>> start Collected data
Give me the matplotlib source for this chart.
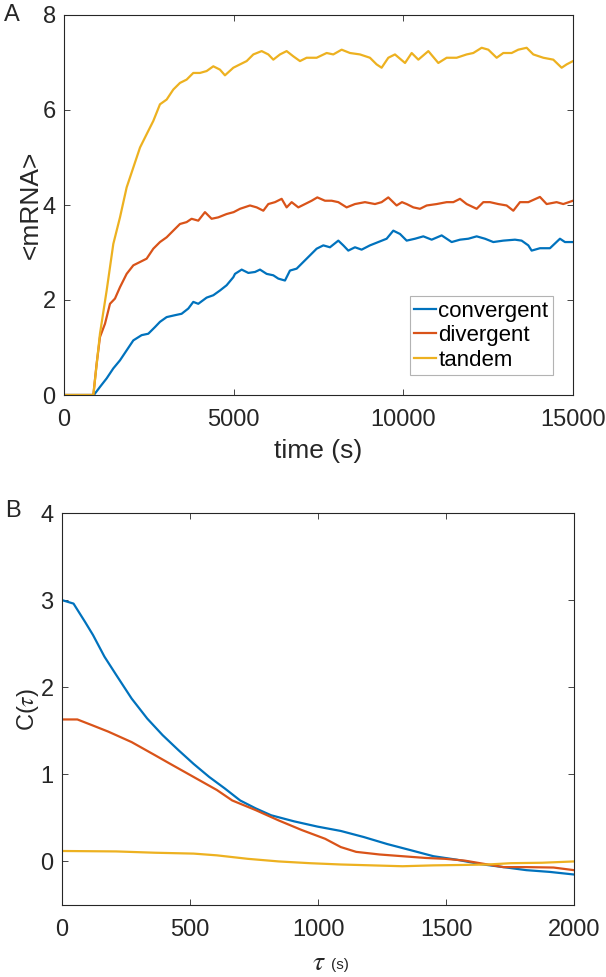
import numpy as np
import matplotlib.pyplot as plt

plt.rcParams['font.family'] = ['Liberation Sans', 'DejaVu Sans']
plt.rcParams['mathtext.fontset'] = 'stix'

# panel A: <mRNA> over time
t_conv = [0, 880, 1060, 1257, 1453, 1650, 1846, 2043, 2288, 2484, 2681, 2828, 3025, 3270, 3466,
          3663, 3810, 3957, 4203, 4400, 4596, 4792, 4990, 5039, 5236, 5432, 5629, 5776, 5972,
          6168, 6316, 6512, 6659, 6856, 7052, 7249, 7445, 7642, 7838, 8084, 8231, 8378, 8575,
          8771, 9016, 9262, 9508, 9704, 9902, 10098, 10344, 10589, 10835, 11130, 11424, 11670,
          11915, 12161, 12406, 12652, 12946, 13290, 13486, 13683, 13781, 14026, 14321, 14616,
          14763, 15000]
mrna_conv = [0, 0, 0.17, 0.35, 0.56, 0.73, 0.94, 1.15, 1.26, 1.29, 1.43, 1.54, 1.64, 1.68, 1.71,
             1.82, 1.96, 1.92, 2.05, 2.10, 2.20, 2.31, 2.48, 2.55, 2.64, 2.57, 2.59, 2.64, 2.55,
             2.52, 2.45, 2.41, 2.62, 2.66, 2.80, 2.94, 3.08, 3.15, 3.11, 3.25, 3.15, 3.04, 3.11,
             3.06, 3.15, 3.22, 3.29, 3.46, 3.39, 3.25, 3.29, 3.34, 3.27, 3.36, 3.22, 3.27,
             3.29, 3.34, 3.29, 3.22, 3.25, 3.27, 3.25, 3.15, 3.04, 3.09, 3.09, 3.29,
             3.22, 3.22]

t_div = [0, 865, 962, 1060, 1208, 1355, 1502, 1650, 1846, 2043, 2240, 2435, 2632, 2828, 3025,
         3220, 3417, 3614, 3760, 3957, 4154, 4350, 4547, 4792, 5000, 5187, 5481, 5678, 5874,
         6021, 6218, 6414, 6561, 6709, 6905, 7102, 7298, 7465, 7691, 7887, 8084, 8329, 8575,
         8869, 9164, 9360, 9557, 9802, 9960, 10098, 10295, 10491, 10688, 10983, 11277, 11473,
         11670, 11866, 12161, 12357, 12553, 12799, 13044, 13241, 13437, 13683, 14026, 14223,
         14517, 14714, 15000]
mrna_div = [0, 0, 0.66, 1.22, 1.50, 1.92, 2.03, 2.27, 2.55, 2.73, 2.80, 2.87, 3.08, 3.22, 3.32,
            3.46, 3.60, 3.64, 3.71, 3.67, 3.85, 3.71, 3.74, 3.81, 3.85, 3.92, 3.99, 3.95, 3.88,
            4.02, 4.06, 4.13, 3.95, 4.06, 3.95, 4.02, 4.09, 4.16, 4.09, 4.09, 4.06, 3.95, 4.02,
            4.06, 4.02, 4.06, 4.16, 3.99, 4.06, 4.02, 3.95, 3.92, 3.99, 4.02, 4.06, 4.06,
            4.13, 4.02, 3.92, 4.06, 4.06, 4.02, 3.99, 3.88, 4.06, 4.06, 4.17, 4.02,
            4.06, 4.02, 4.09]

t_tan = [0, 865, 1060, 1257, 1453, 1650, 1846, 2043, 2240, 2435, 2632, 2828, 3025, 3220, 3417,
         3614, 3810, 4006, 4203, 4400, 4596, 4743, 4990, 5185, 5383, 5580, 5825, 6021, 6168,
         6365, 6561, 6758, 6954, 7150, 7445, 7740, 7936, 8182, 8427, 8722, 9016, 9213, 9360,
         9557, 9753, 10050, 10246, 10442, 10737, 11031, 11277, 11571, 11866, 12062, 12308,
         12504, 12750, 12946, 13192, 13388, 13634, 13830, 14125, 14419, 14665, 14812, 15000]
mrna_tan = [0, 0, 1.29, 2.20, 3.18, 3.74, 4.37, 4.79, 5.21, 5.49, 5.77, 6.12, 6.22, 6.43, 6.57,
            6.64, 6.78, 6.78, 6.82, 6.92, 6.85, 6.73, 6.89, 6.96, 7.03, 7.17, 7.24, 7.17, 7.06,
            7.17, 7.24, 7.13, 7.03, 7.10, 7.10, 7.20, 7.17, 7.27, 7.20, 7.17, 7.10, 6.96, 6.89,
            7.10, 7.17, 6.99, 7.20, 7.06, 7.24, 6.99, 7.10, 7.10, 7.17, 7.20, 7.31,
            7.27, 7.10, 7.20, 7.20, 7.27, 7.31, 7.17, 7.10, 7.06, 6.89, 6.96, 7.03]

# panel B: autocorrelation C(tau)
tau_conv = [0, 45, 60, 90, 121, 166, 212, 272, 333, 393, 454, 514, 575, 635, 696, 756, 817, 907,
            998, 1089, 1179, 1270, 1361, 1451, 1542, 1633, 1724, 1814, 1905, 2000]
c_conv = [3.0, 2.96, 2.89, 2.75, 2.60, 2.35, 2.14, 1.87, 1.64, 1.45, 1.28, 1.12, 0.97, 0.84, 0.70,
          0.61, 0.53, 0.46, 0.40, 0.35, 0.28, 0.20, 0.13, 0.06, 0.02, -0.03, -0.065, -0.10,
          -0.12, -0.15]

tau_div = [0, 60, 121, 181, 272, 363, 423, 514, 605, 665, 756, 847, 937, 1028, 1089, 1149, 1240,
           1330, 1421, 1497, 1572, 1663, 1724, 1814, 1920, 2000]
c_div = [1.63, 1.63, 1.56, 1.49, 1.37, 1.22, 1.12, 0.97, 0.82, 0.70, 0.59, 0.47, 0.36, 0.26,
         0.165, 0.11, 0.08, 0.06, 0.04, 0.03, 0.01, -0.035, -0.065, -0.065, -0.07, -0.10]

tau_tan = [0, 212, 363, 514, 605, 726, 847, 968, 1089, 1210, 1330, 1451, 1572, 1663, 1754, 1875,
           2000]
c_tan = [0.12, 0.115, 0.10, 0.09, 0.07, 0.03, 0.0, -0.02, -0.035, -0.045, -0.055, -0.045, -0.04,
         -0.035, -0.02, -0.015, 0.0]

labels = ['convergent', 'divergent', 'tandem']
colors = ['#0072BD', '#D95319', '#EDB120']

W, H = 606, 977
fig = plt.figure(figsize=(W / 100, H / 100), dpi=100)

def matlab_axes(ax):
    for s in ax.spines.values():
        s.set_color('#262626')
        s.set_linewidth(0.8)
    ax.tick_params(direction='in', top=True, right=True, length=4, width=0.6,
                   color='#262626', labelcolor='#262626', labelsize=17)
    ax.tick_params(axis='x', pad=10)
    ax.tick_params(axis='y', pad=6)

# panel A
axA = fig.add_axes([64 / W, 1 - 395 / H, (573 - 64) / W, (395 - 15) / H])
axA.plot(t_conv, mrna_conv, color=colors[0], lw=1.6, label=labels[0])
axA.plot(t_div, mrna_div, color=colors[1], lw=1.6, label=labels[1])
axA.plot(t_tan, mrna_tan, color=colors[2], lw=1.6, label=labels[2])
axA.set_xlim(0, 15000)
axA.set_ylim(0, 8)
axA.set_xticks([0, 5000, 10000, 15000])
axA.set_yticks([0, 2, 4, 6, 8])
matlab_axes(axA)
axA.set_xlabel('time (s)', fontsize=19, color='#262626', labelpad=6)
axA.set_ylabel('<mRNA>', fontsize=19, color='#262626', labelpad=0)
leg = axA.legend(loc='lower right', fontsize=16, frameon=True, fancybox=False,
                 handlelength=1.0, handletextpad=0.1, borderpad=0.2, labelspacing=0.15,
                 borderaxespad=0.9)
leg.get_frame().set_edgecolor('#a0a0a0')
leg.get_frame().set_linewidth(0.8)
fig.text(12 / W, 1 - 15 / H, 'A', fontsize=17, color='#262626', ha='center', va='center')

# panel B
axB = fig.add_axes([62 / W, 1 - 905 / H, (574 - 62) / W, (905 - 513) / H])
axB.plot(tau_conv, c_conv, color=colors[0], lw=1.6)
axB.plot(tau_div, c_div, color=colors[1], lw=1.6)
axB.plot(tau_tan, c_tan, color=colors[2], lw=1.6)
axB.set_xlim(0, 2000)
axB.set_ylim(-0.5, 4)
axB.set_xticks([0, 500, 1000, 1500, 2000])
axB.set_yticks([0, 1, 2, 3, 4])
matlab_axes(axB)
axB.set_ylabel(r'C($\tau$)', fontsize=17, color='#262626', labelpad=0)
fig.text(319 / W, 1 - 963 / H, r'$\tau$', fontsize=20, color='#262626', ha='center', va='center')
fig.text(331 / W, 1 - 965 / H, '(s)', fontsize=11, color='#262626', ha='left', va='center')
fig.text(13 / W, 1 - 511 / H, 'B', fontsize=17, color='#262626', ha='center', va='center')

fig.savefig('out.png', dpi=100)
>> end Collected data
From the first line of the listing above, repeat every line through the one holding "3.22, 3.22]". Both ends count, and pictures stay out.

• Completed task:
Give me the matplotlib source for this chart.
import numpy as np
import matplotlib.pyplot as plt

plt.rcParams['font.family'] = ['Liberation Sans', 'DejaVu Sans']
plt.rcParams['mathtext.fontset'] = 'stix'

# panel A: <mRNA> over time
t_conv = [0, 880, 1060, 1257, 1453, 1650, 1846, 2043, 2288, 2484, 2681, 2828, 3025, 3270, 3466,
          3663, 3810, 3957, 4203, 4400, 4596, 4792, 4990, 5039, 5236, 5432, 5629, 5776, 5972,
          6168, 6316, 6512, 6659, 6856, 7052, 7249, 7445, 7642, 7838, 8084, 8231, 8378, 8575,
          8771, 9016, 9262, 9508, 9704, 9902, 10098, 10344, 10589, 10835, 11130, 11424, 11670,
          11915, 12161, 12406, 12652, 12946, 13290, 13486, 13683, 13781, 14026, 14321, 14616,
          14763, 15000]
mrna_conv = [0, 0, 0.17, 0.35, 0.56, 0.73, 0.94, 1.15, 1.26, 1.29, 1.43, 1.54, 1.64, 1.68, 1.71,
             1.82, 1.96, 1.92, 2.05, 2.10, 2.20, 2.31, 2.48, 2.55, 2.64, 2.57, 2.59, 2.64, 2.55,
             2.52, 2.45, 2.41, 2.62, 2.66, 2.80, 2.94, 3.08, 3.15, 3.11, 3.25, 3.15, 3.04, 3.11,
             3.06, 3.15, 3.22, 3.29, 3.46, 3.39, 3.25, 3.29, 3.34, 3.27, 3.36, 3.22, 3.27,
             3.29, 3.34, 3.29, 3.22, 3.25, 3.27, 3.25, 3.15, 3.04, 3.09, 3.09, 3.29,
             3.22, 3.22]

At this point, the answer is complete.